Question

Sin(3x-pi/2) ALGEBRAICALLY FIND POINTS

Answer 1

so where did we end at....

i think it was

\[\frac{\pi}{2}+2\pi n\]

Answer 2

for when Sin(u) = 1

Answer 3

yes and u told me N is any number

Answer 4

yep, alright so if we know that

\[u=\frac{\pi}{2}+2\pi n\]

to make sin(u)=0

\[sin(\frac{\pi}{2}+2\pi n)=1\]

Answer 5

just to make sure lets test it out... for n=1 we get

\[sin(\frac{\pi}{2}+2\pi)=sin(\frac{5\pi}{2})=\]

since \[\frac{4\pi}{2}=2\pi\]

starting from zero, we go around the circle once and then go another \[\frac{\pi}{2}\]

which is the same angle as \[\frac{\pi}{2}\]

sin at that point = 1! so we know that it's correct!

Answer 6

now remember how we made

\[u=3x-\frac{pi}{2}\]

Answer 7

?

Answer 8

hmmm... hold on let me see again

Answer 9

or we can look at it this way

we know that

\[sin(\frac{\pi}{2}+2\pi n)=1\]

if we want

\[sin(3x-\frac{\pi}{2})\]

to equal 1 also we should equal them to each other
if we do that we get

\[sin(\frac{\pi}{2}+2\pi n)=sin(3x-\frac{\pi}{2})\]

Answer 10

im trying to see how u got 5pi/2
hold on im trying to write it out

Answer 11

alright =]

Answer 12

let me kwow when you're done with that =]

Answer 13

okay i got it, i see how u got the 5pi/2

Answer 14

alright does what i said after make sense?

Answer 15

ya, the main problem was y=3x - pi/2


and you said that sin(pi/2 +2pi n)
and that one is from---^ is that to get a point? i forgot already.

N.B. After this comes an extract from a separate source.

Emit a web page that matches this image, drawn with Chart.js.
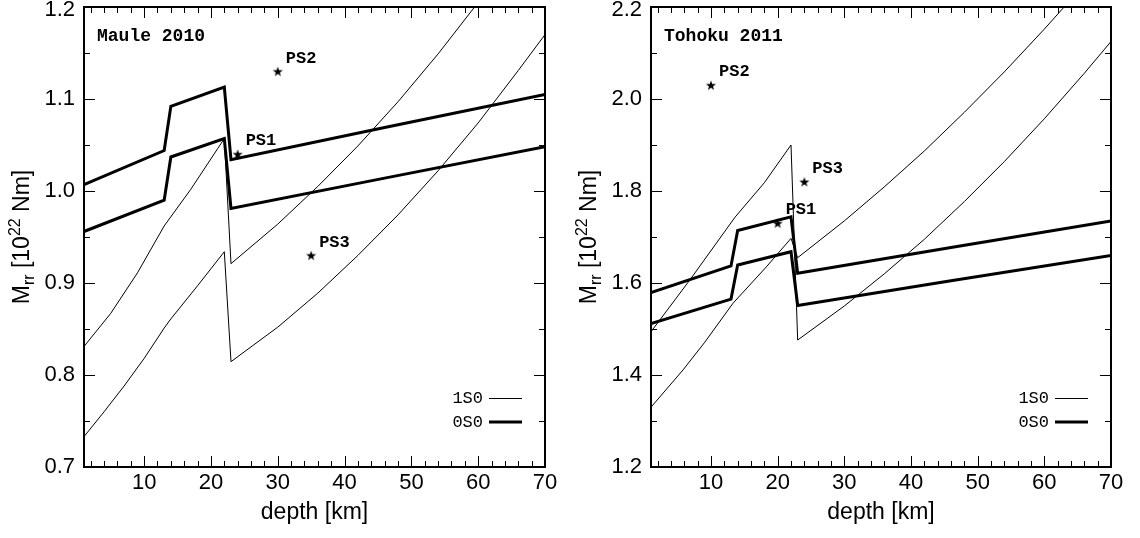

WHY DOES THE INTERNET KEEP DOING THAT?!

Answer 16

sin(pi/2+2pi n) is for when sin(u)=1

Answer 17

okay i got that now then

Answer 18

so sin(pi/2+2pi n) will always be 1 no matter what integer you let n be

Answer 19

okay, i wrote that down and circled it

Answer 20

no you want that to be the same for your problem

\[sin(3x-\frac{\pi}{2})\]

in other words if you let

\[sin(3x-\frac{\pi}{2})=1\]

and
\[sin(\frac{\pi}{2}+2\pi n)=1

\]
they'd be equal to each other correct?

Answer 21

i mean't now* not no lol =]

Answer 22

cause \[1=1\]

Answer 23

haha ya i understand that

Answer 24

so now you can make them equal to each other

\[sin(3x-\frac{\pi}{2})=sin(\frac{\pi}{2}+\pi n)\]

Answer 25

the sins will cancel correct?